Un tempo, l’Italia è stata la capitale Europea del design.
Intervistato su ICS Magzine 07 – dedicato al food&wine con contributi tra gli altri di Oscar Farinetti, Andrea Segré e Gianfranco Marrone, gli chef Carlo Cracco e Gianfranco Vissani e i wine experts Franco Maria Ricci e Tim Atkin – Carlo Petrini racconta con lucida e instancabile passione il progetto Slow Food e la sua visione, considerata una tra le più innovative, dello sviluppo agroalimentare. E del futuro del mondo.
Trent’anni fa le idee di Slow Food erano pionieristiche, quasi rivoluzionarie, mentre oggi sembrano conoscere un improvviso aumento di interesse. Cosa è cambiato?
Credo che la gente, soprattutto i giovani, abbiano sempre maggiore coscienza della crisi entropica in cui versa il nostro attuale modello di sviluppo, fondato sul disequilibrio tra fabbisogno energetico, produzione e consumo effettivo delle risorse.

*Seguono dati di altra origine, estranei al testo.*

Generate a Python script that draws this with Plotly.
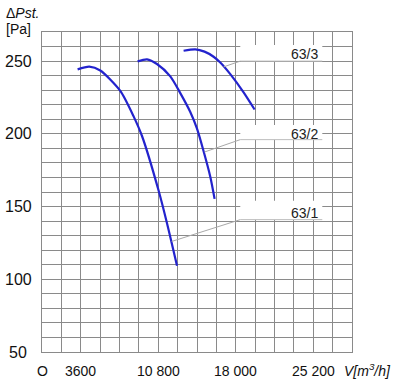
import plotly.graph_objects as go

# ---- data ----
curve_names = ["63/1", "63/2", "63/3"]
v_631 = [3307, 4394, 5416, 7274, 8510, 9290, 10832, 11613, 12542]
p_631 = [244.3, 246.2, 243.5, 229.5, 212.0, 198.5, 161.0, 138.5, 109.3]
v_632 = [8881, 9755, 10684, 11919, 12848, 13777, 14400, 15013, 15635, 16035]
p_632 = [249.8, 251.2, 248.0, 239.5, 228.0, 215.0, 203.5, 188.0, 170.5, 155.3]
v_633 = [13155, 14242, 15100, 15942, 16564, 17493, 18729, 19751]
p_633 = [257.1, 258.1, 256.5, 253.0, 249.0, 241.0, 228.5, 216.7]

x_tick_vals = [0, 3600, 10800, 18000, 25200]
x_tick_text = ["O", "3600", "10 800", "18 000", "25 200"]
y_tick_vals = [50, 100, 150, 200, 250]
y_tick_text = ["50", "100", "150", "200", "250"]

# label callouts: leader start (V, P), leader end P, box top P, text P
leader_start = [(12050, 126.0), (15100, 187.5), (16871, 246.0)]
leader_end_p = [141.0, 196.0, 250.0]
box_top_p = [154.0, 206.0, 261.0]
label_p = [145.5, 199.8, 255.0]

X_MAX, Y_MIN, Y_MAX = 28800, 50, 270
GRID_DX, GRID_DY = 1800, 10
BOX_X0, BOX_X1 = 18422, 26040
LABEL_X = 25860

BLUE = "rgb(35,35,205)"
GRID = "#8a8a8a"
FONT = "Liberation Sans, Arial, sans-serif"

fig = go.Figure()
for vv, pp in [(v_631, p_631), (v_632, p_632), (v_633, p_633)]:
    fig.add_trace(go.Scatter(x=vv, y=pp, mode="lines",
                             line=dict(color=BLUE, width=2.2, shape="spline", smoothing=0.7),
                             showlegend=False, hoverinfo="skip"))

grid_x = list(range(0, X_MAX + 1, GRID_DX))
grid_y = list(range(Y_MIN, Y_MAX + 1, GRID_DY))

shapes = []
annotations = []
for i, name in enumerate(curve_names):
    sx, sy = leader_start[i]
    shapes.append(dict(type="rect", xref="x", yref="y", x0=BOX_X0, x1=BOX_X1,
                       y0=leader_end_p[i], y1=box_top_p[i],
                       fillcolor="white", line=dict(width=0), layer="above"))
    shapes.append(dict(type="line", xref="x", yref="y", x0=sx, y0=sy,
                       x1=BOX_X0, y1=leader_end_p[i],
                       line=dict(color="#a8a8a8", width=1), layer="above"))
    shapes.append(dict(type="line", xref="x", yref="y", x0=BOX_X0, y0=leader_end_p[i],
                       x1=BOX_X1, y1=leader_end_p[i],
                       line=dict(color="#bdbdbd", width=1), layer="above"))
    annotations.append(dict(xref="x", yref="y", x=LABEL_X, y=label_p[i], text=name,
                            showarrow=False, xanchor="right", yanchor="middle",
                            font=dict(size=14, color="#222", family=FONT)))

for v, t in zip(y_tick_vals, y_tick_text):
    annotations.append(dict(xref="paper", yref="y", x=(18 - 42) / 310, y=v, text=t,
                            showarrow=False, xanchor="center", yanchor="middle",
                            font=dict(size=16, color="#111", family=FONT)))

for v, t in zip(x_tick_vals, x_tick_text):
    annotations.append(dict(xref="x", yref="paper", x=v, y=-(371 - 352) / 320, text=t,
                            showarrow=False, xanchor="center", yanchor="middle",
                            font=dict(size=14, color="#111", family=FONT)))

annotations.append(dict(xref="paper", yref="paper", x=(4 - 42) / 310, y=1 + (32 - 13) / 320,
                        text="Δ<i>Pst.</i>", showarrow=False, xanchor="left", yanchor="middle",
                        font=dict(size=14, color="#111", family=FONT)))
annotations.append(dict(xref="paper", yref="paper", x=(4 - 42) / 310, y=1 + (32 - 29) / 320,
                        text="[Pa]", showarrow=False, xanchor="left", yanchor="middle",
                        font=dict(size=14, color="#111", family=FONT)))
annotations.append(dict(xref="paper", yref="paper", x=(393 - 42) / 310, y=-(370 - 352) / 320,
                        text="<i>V[m<sup>3</sup>/h]</i>", showarrow=False, xanchor="right",
                        yanchor="middle", font=dict(size=14, color="#111", family=FONT)))

fig.update_layout(
    width=400, height=383,
    margin=dict(l=42, r=48, t=32, b=31, autoexpand=False),
    paper_bgcolor="white", plot_bgcolor="white",
    font=dict(family=FONT, size=14, color="#111"),
    shapes=shapes, annotations=annotations,
    xaxis=dict(range=[0, X_MAX], tickmode="array", tickvals=grid_x,
               showticklabels=False, automargin=False,
               showgrid=True, gridcolor=GRID, gridwidth=1, zeroline=False,
               showline=True, linecolor=GRID, linewidth=1, mirror=True, ticks=""),
    yaxis=dict(range=[Y_MIN, Y_MAX], tickmode="array", tickvals=grid_y,
               showticklabels=False, automargin=False,
               showgrid=True, gridcolor=GRID, gridwidth=1, zeroline=False,
               showline=True, linecolor=GRID, linewidth=1, mirror=True, ticks=""),
)

fig.write_html("out.html", config={"displayModeBar": False},
               post_script="document.body.style.margin='0';document.body.style.padding='0';")
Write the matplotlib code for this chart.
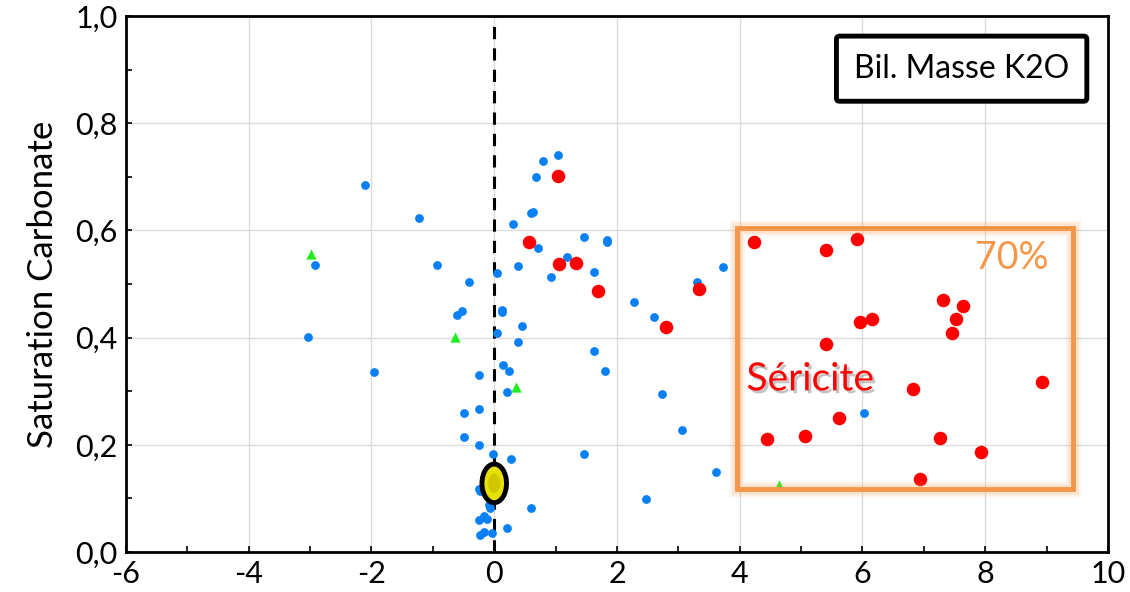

Le persone sono sempre più consapevoli del fatto che stiamo perdendo il nostro patrimonio di biodiversità, e che l’attuale sistema alimentare è insostenibile e porta enormi stravolgimenti ambientali e sociali. Qualche esempio? La dilagante infertilità dei suoli a causa dall'impressionante domanda idrica dell’alimentazione industriale, che porterà, in futuro, a fare la guerra per l'acqua, non per il petrolio; la graduale scomparsa delle specie deboli, lasciate morire in favore di quelle forti, e il rischio di catastrofe se queste dovessero sparire; la distruzione dei saperi artigianali, un tessuto culturale e sociale millenario. Soprattutto: l'endemico spreco. Se nel mondo si produce cibo per 12 miliardi di viventi di fronte a una popolazione di “soli” 7, di cui ben un miliardo non ha di che mangiare, significa che abbiamo toccato il fondo. Occorre un salto di paradigma: dall’idea illimitata di crescita, che spinge a riprendere fiducia e tornare a consumare, alla riduzione dei consumi di risorse e dell'impatto tecnologico. Il punto è che se questo salto non avviene con coscienza, direi persino con gioia e armonia, siamo destinati a viverlo con grosse difficoltà individuali.
In che modo è possibile promuovere la decrescita come riequilibrio e cambiare l'attuale modello di sviluppo?
Tornando alla terra, ma non nel senso di un regresso, bensì con nuovi strumenti e nuove tutele, puntando su un’economia locale che sostituisca il mito della quantità con quello della qualità. Il concetto stesso di sostenibilità ha bisogno di essere maggiormente interiorizzato: molti italiani, ad esempio, riconducono “sostenibile” al verbo “sostenere”. Al contrario, il termine deriva dall’inglese sustain, che è il pedale del pianoforte che allunga il suono: non si tratta quindi di sopportare, ma di prolungare, portare avanti nel tempo i benefici dello sviluppo, rivedendo il concetto stesso: non più legato al mito dell’iperproduttivismo ma applicato a un rapporto armonico con natura, società, terra e persone, all’interazione felice in nome di un bene comune trasmissibile alle future generazioni.
La felicità, quindi, può entrare a pieno titolo tra i parametri per valutare lo sviluppo di una comunità?
Sì, e lo ha detto bene, qualche tempo fa, il presidente Uruguayano José Mujica, durante la Conferenza ONU 2012 sullo Sviluppo Sostenibile. Di fronte a tutti quei capi di Stato, intenti a perorare ancora una volta il modello della crescita a ogni costo, quest’uomo ha detto con un candore e una chiarezza che non lasciavano spazio a repliche: “Lo sviluppo non può essere contrario alla felicità. Deve essere a favore della felicità umana; dell’amore sulla Terra, delle relazioni umane, dell’attenzione ai figli, dell’avere amici, dell’avere il giusto, l’elementare. Precisamente”. Lasciando tutti di stucco.